▶ _Entries shown_:
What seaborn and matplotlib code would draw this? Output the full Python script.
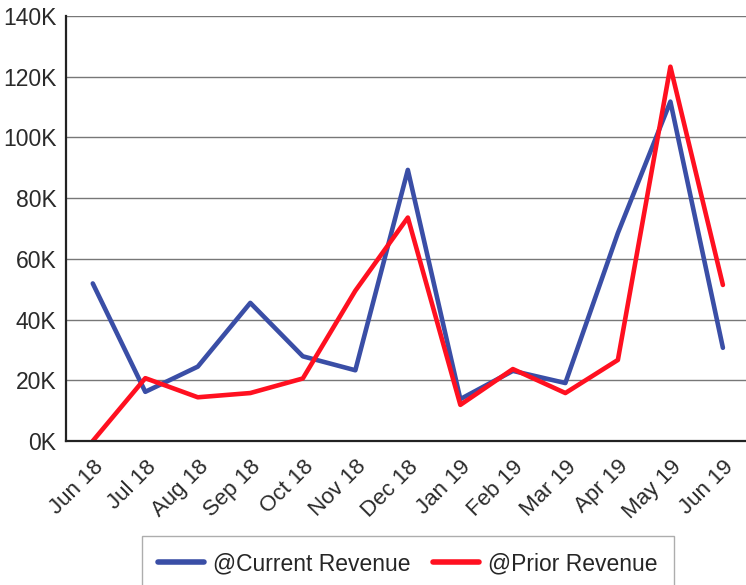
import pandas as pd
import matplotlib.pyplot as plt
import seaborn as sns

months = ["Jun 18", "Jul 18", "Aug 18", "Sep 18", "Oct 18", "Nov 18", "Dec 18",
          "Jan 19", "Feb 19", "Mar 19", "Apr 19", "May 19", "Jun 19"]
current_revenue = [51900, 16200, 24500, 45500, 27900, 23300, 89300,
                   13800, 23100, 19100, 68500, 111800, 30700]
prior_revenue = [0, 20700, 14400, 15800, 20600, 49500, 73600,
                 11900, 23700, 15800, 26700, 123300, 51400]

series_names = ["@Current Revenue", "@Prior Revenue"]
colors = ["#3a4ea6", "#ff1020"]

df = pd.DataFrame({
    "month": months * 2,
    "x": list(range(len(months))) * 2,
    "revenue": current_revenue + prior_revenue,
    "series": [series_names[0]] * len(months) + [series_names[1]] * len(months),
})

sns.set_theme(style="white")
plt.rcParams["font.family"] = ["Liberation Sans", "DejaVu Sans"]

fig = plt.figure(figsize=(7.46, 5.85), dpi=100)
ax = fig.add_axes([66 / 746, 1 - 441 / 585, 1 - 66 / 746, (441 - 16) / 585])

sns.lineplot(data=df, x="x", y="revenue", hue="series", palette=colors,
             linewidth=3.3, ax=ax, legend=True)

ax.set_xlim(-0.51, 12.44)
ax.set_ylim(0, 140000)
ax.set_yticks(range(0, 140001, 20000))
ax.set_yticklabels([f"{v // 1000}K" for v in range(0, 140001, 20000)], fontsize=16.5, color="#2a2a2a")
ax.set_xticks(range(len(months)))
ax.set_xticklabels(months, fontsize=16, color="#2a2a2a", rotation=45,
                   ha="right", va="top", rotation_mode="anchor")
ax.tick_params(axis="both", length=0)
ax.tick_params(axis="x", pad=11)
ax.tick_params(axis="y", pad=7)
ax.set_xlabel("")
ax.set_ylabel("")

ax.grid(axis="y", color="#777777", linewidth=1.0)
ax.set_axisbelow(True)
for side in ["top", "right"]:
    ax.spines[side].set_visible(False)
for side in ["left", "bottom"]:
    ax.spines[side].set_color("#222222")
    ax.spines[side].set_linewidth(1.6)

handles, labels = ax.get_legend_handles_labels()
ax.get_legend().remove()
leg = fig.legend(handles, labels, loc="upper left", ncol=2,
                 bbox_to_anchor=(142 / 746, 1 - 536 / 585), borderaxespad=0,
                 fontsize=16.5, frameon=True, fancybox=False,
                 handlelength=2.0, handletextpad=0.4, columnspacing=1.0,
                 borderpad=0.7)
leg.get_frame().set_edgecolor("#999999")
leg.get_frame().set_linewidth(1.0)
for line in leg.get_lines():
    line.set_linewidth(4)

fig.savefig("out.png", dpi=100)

* * *

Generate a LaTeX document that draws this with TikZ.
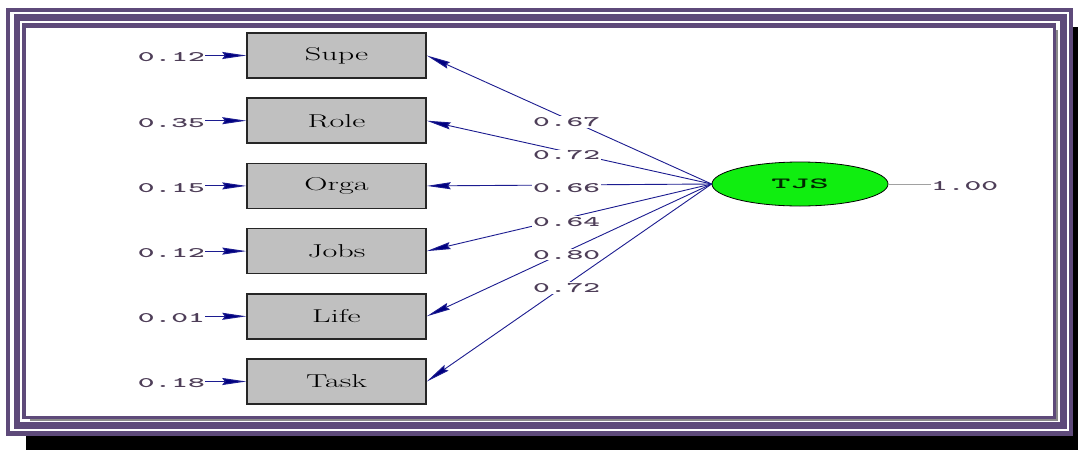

▶ _Aim of the task_:
Both the line with "What seaborn and" and the line with "linewidth=3.3, ax=ax, legend=True)" belong in the copy, along with every line between them; set them down exactly and skip the pictures.

▶ _Result of the task_:
What seaborn and matplotlib code would draw this? Output the full Python script.
import pandas as pd
import matplotlib.pyplot as plt
import seaborn as sns

months = ["Jun 18", "Jul 18", "Aug 18", "Sep 18", "Oct 18", "Nov 18", "Dec 18",
          "Jan 19", "Feb 19", "Mar 19", "Apr 19", "May 19", "Jun 19"]
current_revenue = [51900, 16200, 24500, 45500, 27900, 23300, 89300,
                   13800, 23100, 19100, 68500, 111800, 30700]
prior_revenue = [0, 20700, 14400, 15800, 20600, 49500, 73600,
                 11900, 23700, 15800, 26700, 123300, 51400]

series_names = ["@Current Revenue", "@Prior Revenue"]
colors = ["#3a4ea6", "#ff1020"]

df = pd.DataFrame({
    "month": months * 2,
    "x": list(range(len(months))) * 2,
    "revenue": current_revenue + prior_revenue,
    "series": [series_names[0]] * len(months) + [series_names[1]] * len(months),
})

sns.set_theme(style="white")
plt.rcParams["font.family"] = ["Liberation Sans", "DejaVu Sans"]

fig = plt.figure(figsize=(7.46, 5.85), dpi=100)
ax = fig.add_axes([66 / 746, 1 - 441 / 585, 1 - 66 / 746, (441 - 16) / 585])

sns.lineplot(data=df, x="x", y="revenue", hue="series", palette=colors,
             linewidth=3.3, ax=ax, legend=True)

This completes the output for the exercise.